Harte Rhetorik der Regierung: Präsident Ruto hat eine härtere Linie gegen die Demonstranten eingeschlagen und die Polizei angewiesen, „die Beine zu brechen“ oder auf diejenigen zu schießen, die Eigentum zerstören oder Polizeistationen angreifen. Er hat die Demonstrationen als „Putschversuch“ und „Terrorismus“ bezeichnet.

Wie agiert die Regierung bei der Freiheit der Medien?

Die Regierung hat versucht, die Live-Berichterstattung über die Proteste durch lokale Medien zu unterbinden, was zu einer verstärkten Nutzung von sozialen Medien durch Aktivisten und Bürger geführt hat. Ein Gericht hat diese Anordnung und Vorgehensweise widerrufen.

Welche Auswirkungen hat das auf das Vertrauen der Bevölkerung in die Regierung?

Die Bevölkerung, insbesondere die „Generation Z“, hat das Vertrauen in die Regierung und weite Teile des politischen Establishments verloren. Slogans wie „Ruto wantam“ („Ruto eine Amtszeit“) spiegeln den Wunsch wider, den Präsidenten bei den nächsten Wahlen 2027 abzulösen. Obwohl Präsident Ruto nach Protesten Zugeständnisse gemacht hat, wie die Entlassung seines Kabinetts, hat die Wiedereinsetzung vieler Minister die Hoffnungen auf echte Veränderungen schnell zerschlagen. Die Absetzung des stellvertretenden Präsidenten Rigathi Gachagua im Oktober 2024 zeigt die interne Instabilität und politischen Manöver innerhalb der Regierungspartei.

Wie reagiert die internationale Öffentlichkeit auf die Unruhen in Kenia?

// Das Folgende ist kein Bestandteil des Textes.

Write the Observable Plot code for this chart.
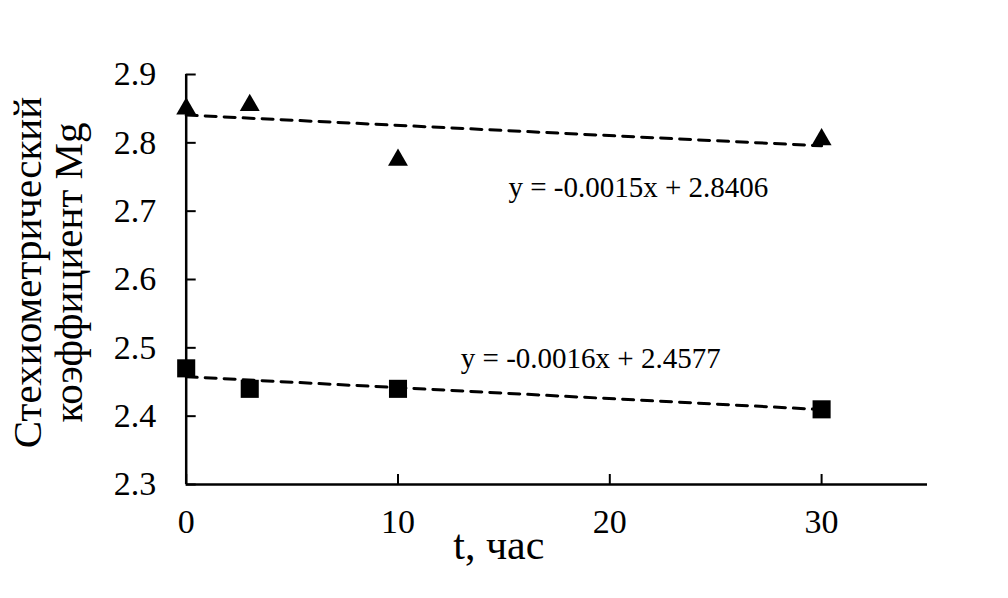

Internationale Organisationen wie die Vereinten Nationen und UNICEF haben Besorgnis über die Gewalt geäußert und die kenianische Regierung zur Zurückhaltung und zur Beachtung der Menschenrechte aufgerufen. Die wiederholten Proteste und die harte Reaktion der Regierung haben das Vertrauen vieler Investoren erschüttert und auch die Wirtschaftstätigkeit gestört. Auch die Zerstörung von Eigentum und die Plünderungen während der Proteste – vermutlich durch von der Regierung gesteuerte sogenannte „Goons“ (Schlägertrupps) – verursachen erhebliche wirtschaftliche Schäden für Unternehmen.

Wie organisieren die Demonstraten ihre Aktivitäten?

Es ist eine klare Veränderung der politischen Dynamik erkennbar. Die Proteste werden zunehmend von der technikaffinen „Generation Z“ angeführt, die keine Erinnerung an autoritäre Herrschaft hat und sich unabhängig von traditionellen Oppositionsparteien über soziale Medien organisiert. Dies stellt eine neue Herausforderung für die etablierte Politik dar und könnte die Parlamentswahlen 2027 nachhaltig beeinflussen, indem möglicherweise eine größere Anzahl amtierender Politiker abgewählt wird.